The most unfortunate thing is that the nature of these cases there is that lack of evidence that other crimes often obtain. CCTV footage and witnesses to the crime are extremely hard to come by and unfortunately these add to lower conviction rates. This is something you can’t get around and in the current state of Scots laws without such things the prosecution can struggle to prove beyond reasonable doubt the accused is guilty.
No witness to the crime doesn’t mean that it didn’t happen or that you can’t prove that it didn’t but in Scotland that can be a hard thing to do. Our outdated laws surrounding rape and sexual assault are also to blame for extremely low conviction rates, narrow definitions of corroboration, the threshold of evidence that must be obtained before prosecution will go ahead.
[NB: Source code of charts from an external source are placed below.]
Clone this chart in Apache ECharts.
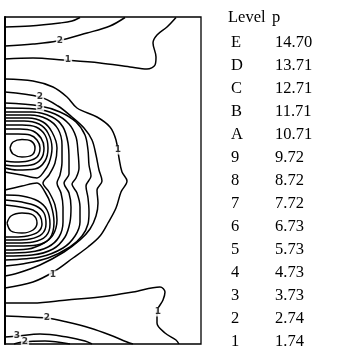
<!DOCTYPE html>
<html>
<head>
<meta charset="utf-8">
<script src="https://cdn.jsdelivr.net/npm/echarts@6/dist/echarts.min.js"></script>
<style>
  html, body { margin: 0; padding: 0; background: #fff; }
  #chart { width: 362px; height: 353px; }
</style>
</head>
<body>
<div id="chart"></div>
<script>
// level table
const levelNames = ['E', 'D', 'C', 'B', 'A', '9', '8', '7', '6', '5', '4', '3', '2', '1'];
const levelP = ['14.70', '13.71', '12.71', '11.71', '10.71', '9.72', '8.72', '7.72', '6.73', '5.73', '4.73', '3.73', '2.74', '1.74'];

// contour lines (x, depth)
const topC3 = [[5, 27], [30, 26], [60, 23], [72, 21], [80, 17.5]];
const topC2 = [[5, 46], [33, 44], [57, 41], [87, 33], [110, 26], [125, 17.5]];
const topC1 = [[5, 59], [33, 58], [63, 60], [100, 63], [130, 67], [147, 69], [155, 65], [156, 57], [153, 43], [157, 35], [167, 27], [176, 17.5]];

const botC1 = [[5, 303], [33, 303], [67, 300], [100, 297], [133, 292], [160, 287], [165, 292], [163, 300], [157, 312], [157, 323], [165, 333], [176, 340], [179, 344]];
const botC2 = [[5, 316], [27, 317], [47, 318], [67, 322], [90, 328], [110, 335], [127, 342], [133, 344]];
const botC3 = [[5, 337], [17, 336], [40, 334], [67, 337], [85, 341], [92, 344]];
const botC2b = [[14, 344], [22, 342], [45, 341], [70, 344]];

const wrap1 = [[5, 79], [33, 81], [53, 87], [67, 97], [77, 108], [97, 117], [110, 127], [116, 140], [119, 158], [122, 172], [127, 181], [121, 192], [116, 208], [108, 223], [100, 236], [88, 247], [73, 258], [55, 271], [33, 282], [5, 288]];
const wrap2 = [[5, 92], [40, 97], [58, 106], [72, 117], [84, 128], [92, 140], [96, 155], [99, 170], [102, 181], [97, 190], [98, 203], [96, 216], [90, 229], [80, 240], [64, 252], [40, 265], [18, 273], [5, 276]];
const wrap3 = [[5, 103], [40, 106], [60, 112], [76, 122], [85, 135], [88, 150], [89, 165], [91, 176], [86, 186], [88, 198], [89, 212], [88, 224], [82, 236], [70, 247], [48, 258], [22, 264], [5, 266]];
const wrap4 = [[5, 108], [35, 109], [55, 114], [69, 124], [76, 137], [78, 152], [79, 168], [76, 178], [72, 184], [77, 193], [80, 207], [80, 222], [75, 236], [63, 248], [40, 257], [5, 260]];
const wrap5 = [[5, 112], [32, 112], [52, 117], [63, 127], [68, 143], [69, 160], [69, 174], [64, 183], [69, 193], [71, 207], [70, 222], [65, 237], [53, 249], [32, 255], [5, 256]];
const wrap6 = [[5, 115], [30, 115], [47, 119], [58, 129], [62, 145], [62, 162], [60, 175], [57, 183], [61, 193], [63, 207], [63, 222], [59, 237], [48, 247], [30, 252], [5, 253]];
const wrap7 = [[5, 118], [28, 118], [43, 122], [52, 132], [57, 148], [55, 163], [49, 175], [43, 183], [49, 192], [55, 205], [57, 220], [53, 235], [44, 243], [28, 249], [5, 250]];

const upper1 = [[5, 121], [24, 121], [39, 124], [48, 133], [52, 148], [49, 163], [43, 173], [37, 178], [22, 175], [5, 172]];
const upper2 = [[5, 125], [22, 125], [36, 127], [45, 135], [48, 148], [45, 161], [35, 169], [17, 170], [5, 168]];
const upper3 = [[5, 129], [20, 129], [33, 131], [41, 138], [44, 148], [41, 159], [31, 165], [15, 166], [5, 165]];
const upper4 = [[5, 134], [18, 134], [30, 135], [37, 140], [40, 148], [37, 157], [28, 161], [15, 162], [5, 161]];
const upperPeak = [[10, 148], [13, 142], [22, 139.5], [31, 141], [35, 148], [32, 155], [22, 157], [13, 154], [10, 148]];

const lower1 = [[5, 190], [22, 186], [37, 183], [45, 192], [51, 205], [54, 222], [50, 238], [37, 245], [18, 246], [5, 246]];
const lower2 = [[5, 195], [22, 196], [38, 201], [47, 210], [50, 224], [46, 236], [33, 242], [17, 243], [5, 243]];
const lower3 = [[5, 200], [22, 202], [36, 206], [44, 213], [46, 224], [42, 234], [30, 239], [15, 240], [5, 240]];
const lower4 = [[5, 205], [20, 207], [33, 210], [40, 216], [42, 224], [38, 232], [27, 236], [14, 237], [5, 237]];
const lowerPeak = [[7, 223], [11, 216], [22, 213], [33, 215], [37, 223], [33, 230], [22, 233], [11, 231], [7, 223]];

const contourLabels = [[60, 41, '2'], [68, 60, '1'], [40, 97, '2'], [40, 107, '3'], [118, 150, '1'], [53, 275, '1'], [47, 318, '2'], [17, 336, '3'], [158, 312, '1'], [25, 342, '2']];

const contours = [topC3, topC2, topC1, botC1, botC2, botC3, botC2b,
  wrap1, wrap2, wrap3, wrap4, wrap5, wrap6, wrap7,
  upper1, upper2, upper3, upper4, upperPeak,
  lower1, lower2, lower3, lower4, lowerPeak];

const chart = echarts.init(document.getElementById('chart'));

const lineSeries = contours.map((pts) => {
  return {
    type: 'line',
    data: pts,
    smooth: 0.35,
    symbol: 'none',
    silent: true,
    animation: false,
    lineStyle: { color: '#000', width: 1.5 }
  };
});

const tableFont = '16.5px "Liberation Serif"';
const tableText = [
  { type: 'text', left: 228, top: 9, style: { text: 'Level', font: tableFont, fill: '#000' } },
  { type: 'text', left: 272, top: 9, style: { text: 'p', font: tableFont, fill: '#000' } }
];
levelNames.forEach((name, i) => {
  tableText.push({ type: 'text', left: 231, top: 34 + i * 23, style: { text: name, font: tableFont, fill: '#000' } });
  tableText.push({ type: 'text', left: 275, top: 34 + i * 23, style: { text: levelP[i], font: tableFont, fill: '#000' } });
});

chart.setOption({
  animation: false,
  grid: {
    left: 5, top: 17, width: 196, height: 327,
    show: true, borderColor: '#000', borderWidth: 1.3
  },
  xAxis: {
    type: 'value', min: 5, max: 201,
    axisLine: { show: false }, axisTick: { show: false },
    axisLabel: { show: false }, splitLine: { show: false }
  },
  yAxis: {
    type: 'value', min: 17, max: 344, inverse: true,
    axisLine: { show: true, onZero: false, lineStyle: { color: '#000', width: 2 } },
    axisTick: { show: false },
    axisLabel: { show: false }, splitLine: { show: false }
  },
  graphic: tableText,
  series: lineSeries.concat([{
    type: 'scatter',
    data: contourLabels,
    symbolSize: 0,
    silent: true,
    z: 5,
    label: {
      show: true,
      position: 'inside',
      formatter: (p) => p.data[2],
      fontFamily: 'DejaVu Sans',
      fontSize: 9,
      fontWeight: 'bold',
      color: '#000',
      backgroundColor: '#fff',
      padding: [0, 1]
    }
  }])
});
</script>
</body>
</html>
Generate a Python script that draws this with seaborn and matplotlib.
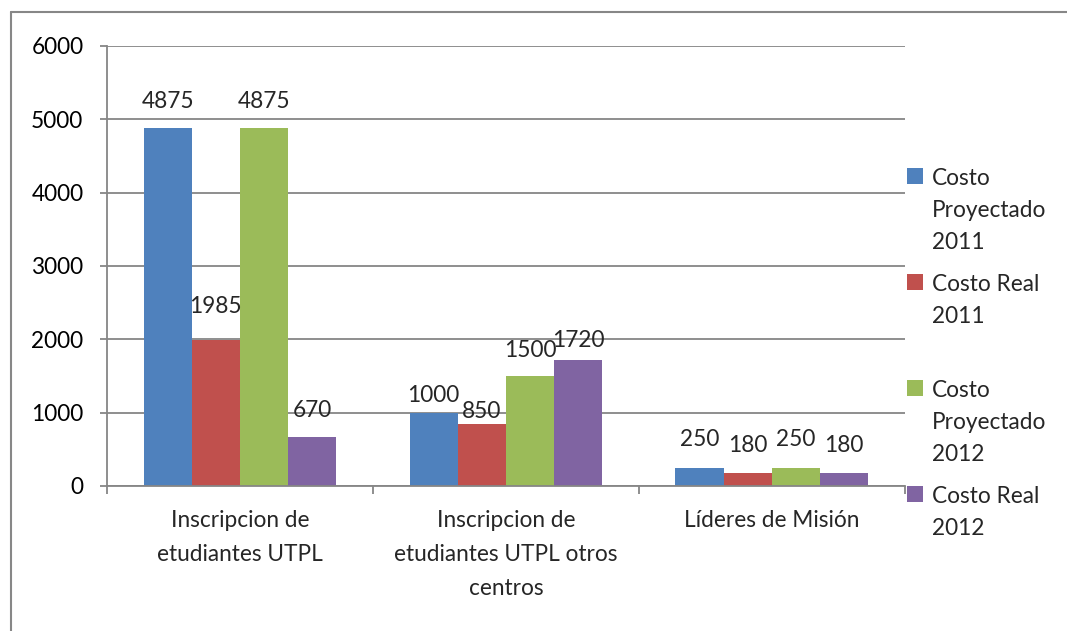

Narrow outdated laws and definitions can mean turning away so many people who report a rape or sexual assault, the box ticking exercise to meet the threshold of evidence is something many campaigners have asked to be changed.
The new Victims, Witnesses and Justice Reform Bill is some of the most radical changes we’ve seen in recent years and so far the reaction has not been good, time will tell if the changes will be implemented and if those working within the justice profession will play ball. However as it stands now that’s not looking likely. For many this bill is looking like a quick fix for a much larger issues that begins to snowball way before a victim ever sees the inside of a court room. If a more holistic approach were applied perhaps this may have more long-term positive effects for victims.